Recently theologians have added a third dimension to the idea of a just war:
Jus post bellum or “the right to proper conduct and re-construction following a war” – i.e. not exploiting the vanquished or taking revenge for revenge’s sake.

In 1992 the Roman Catholic Church came up with a Just War Doctrine (sometimes mistakenly known as the “Just War Theory”) to help their flock understand how Christians could ever condone acts of violence in a war setting.  This was in the context of controversy surrounding the First Gulf War. Their four points were as follows:
·         the damage inflicted by the aggressor on the nation or community of nations must be lasting, grave, and certain;
·         all other means of putting an end to it must have been shown to be impractical or ineffective;
·         there must be serious prospects of success;
·         the use of arms must not produce evils and disorders graver than the evil to be eliminated (the power of modern means of destruction weighs very heavily in evaluating this condition).

All too often those going to war, or more accurately, those caught up as instruments of the belligerents, do not know themselves exactly why they find their lives on the line.  In the case of the Battle of the Somme it must have seemed, at times, incomprehensible to those crouching in the muddy, vermin ridden trenches as what was going to be achieved by shifting forwards a few kilometres across a landscape with seeming little strategic value to them.  Nevertheless, both sides prayed to the Almighty for courage and strength and protection believing their cause to be the right or just one.

Very often, before going into battle the soldiers on each side would take solace from the words of the 23rd and 91st psalms, both of which we are singing today in their form as hymns. For most, the words provided comfort in overcoming the fear of death and the thought that they might never see their nearest and dearest again; but they were also making a plea to God to help them triumph over their enemies in order to remove the root of the evil they perceived.
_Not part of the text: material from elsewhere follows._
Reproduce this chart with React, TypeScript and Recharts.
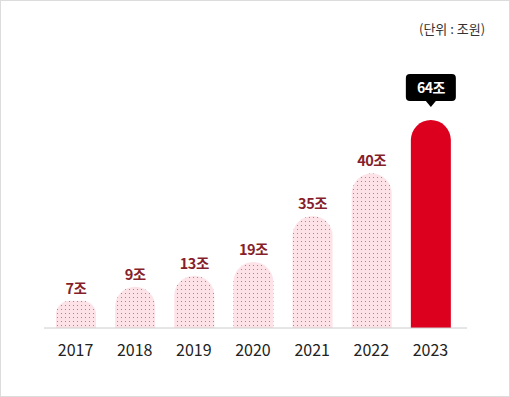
import { Bar, BarChart, Cell, LabelList, XAxis, YAxis } from "recharts";

const years = ["2017", "2018", "2019", "2020", "2021", "2022", "2023"];
// 표시 금액 (조원)
const amounts = [7, 9, 13, 19, 35, 40, 64];
// 그림에 그려진 막대 높이 (64 기준으로 읽은 값, 실제 비율과 다름)
const barLevels = [8.4, 12.7, 16.1, 20.3, 34.5, 47.6, 64];

const chartData = years.map((year, i) => ({
	year,
	amount: amounts[i],
	level: barLevels[i],
}));

const FONT = "'Noto Sans CJK KR', 'Noto Sans', sans-serif";
const HIGHLIGHT = years.length - 1;

function renderLabel(props: any) {
	const { x, y, width, index } = props;
	const cx = x + width / 2;
	const text = `${amounts[index]}조`;
	if (index === HIGHLIGHT) {
		const boxW = 50;
		const boxTop = y - 46;
		const boxBottom = y - 19;
		return (
			<g>
				<rect x={cx - boxW / 2} y={boxTop} width={boxW} height={boxBottom - boxTop} rx={4} fill="#000" />
				<path d={`M${cx - 5},${boxBottom} L${cx},${boxBottom + 6} L${cx + 5},${boxBottom} Z`} fill="#000" />
				<text
					x={cx}
					y={(boxTop + boxBottom) / 2}
					dy="0.36em"
					textAnchor="middle"
					fill="#fff"
					fontSize={14}
					fontWeight={700}
					fontFamily={FONT}
					letterSpacing={-0.5}
				>
					{text}
				</text>
			</g>
		);
	}
	return (
		<text
			x={cx}
			y={y - 7}
			textAnchor="middle"
			fill="#861f2c"
			fontSize={14.5}
			fontWeight={700}
			fontFamily={FONT}
			letterSpacing={-0.5}
		>
			{text}
		</text>
	);
}

export default function App() {
	return (
		<div
			style={{
				position: "absolute",
				left: 0,
				top: 0,
				width: 510,
				height: 397,
				boxSizing: "border-box",
				border: "1px solid #dcdcdc",
				background: "#fff",
				fontFamily: FONT,
			}}
		>
			<div
				style={{
					position: "absolute",
					left: 418,
					top: 18,
					fontSize: 13,
					color: "#333",
					whiteSpace: "nowrap",
				}}
			>
				(단위 : 조원)
			</div>
			<div style={{ position: "absolute", left: -1, top: -1 }}>
				<BarChart
					width={510}
					height={397}
					data={chartData}
					margin={{ top: 60, right: 43, bottom: 39, left: 44 }}
				>
					<defs>
						<pattern id="dots" width={4} height={4} patternUnits="userSpaceOnUse">
							<rect width={4} height={4} fill="#fde2e8" />
							<rect x={1} y={1} width={1} height={1} fill="#b97d8c" />
						</pattern>
					</defs>
					<XAxis
						dataKey="year"
						axisLine={{ stroke: "#cccccc" }}
						tickLine={false}
						tickSize={0}
						tickMargin={17}
						height={30}
						padding={{ left: 2, right: 7 }}
						tick={{ fontSize: 16, fill: "#222", fontFamily: FONT }}
					/>
					<YAxis hide domain={[0, 82.5]} />
					<Bar dataKey="level" barSize={40} radius={[20, 20, 0, 0]} isAnimationActive={false}>
						{chartData.map((d, i) => (
							<Cell key={d.year} fill={i === HIGHLIGHT ? "#dc001e" : "url(#dots)"} />
						))}
						<LabelList dataKey="amount" content={renderLabel} />
					</Bar>
				</BarChart>
			</div>
		</div>
	);
}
We look back now and sense the futility of it all.  The First World War started with excitement and a deep sense of righteousness.  Soldiers sang jolly songs as they set off for the slaughterhouse of the trenches.  Songs we still hear today like Tipperary and Pack up your Troubles. Marching off to a war to end all wars.

Some conscientious objectors and later deserters were shot and only recently pardoned; but there can be no mistaking the valour and courage of those who, whether or not they believed in what they were doing, gave their lives for a cause they believed to be just.
Europe has, by and large, lived at peace for the last 75 years.  Certainly there has been no major conflagration as we saw between 1939 and 1945.  Memories of the horrors of both of the last World Wars still do remain fresh thanks to our modern media. A recent visit to Auschwitz testifies to the potential inhumanity of humankind.  But today we face increasing attacks upon our Christian beliefs and values which would and could throw away any sense of warfare being just.  Are we prepared to stand up for those important values in the face of these attacks?

Those men we remember and honour this morning fought for decency and the protection of what they thought were the values which God would wish to preserve.  As Christians we respect them today but we also need to honour them by the way we lead our lives in this modern day and age and protect the values which they fought and died for.  In the words of the famous hymn – “Onward Christian Soldiers” for as disciples we are also the soldiers of Christ.

When you go home, tell them of us, and say,
for your tomorrow we gave our today.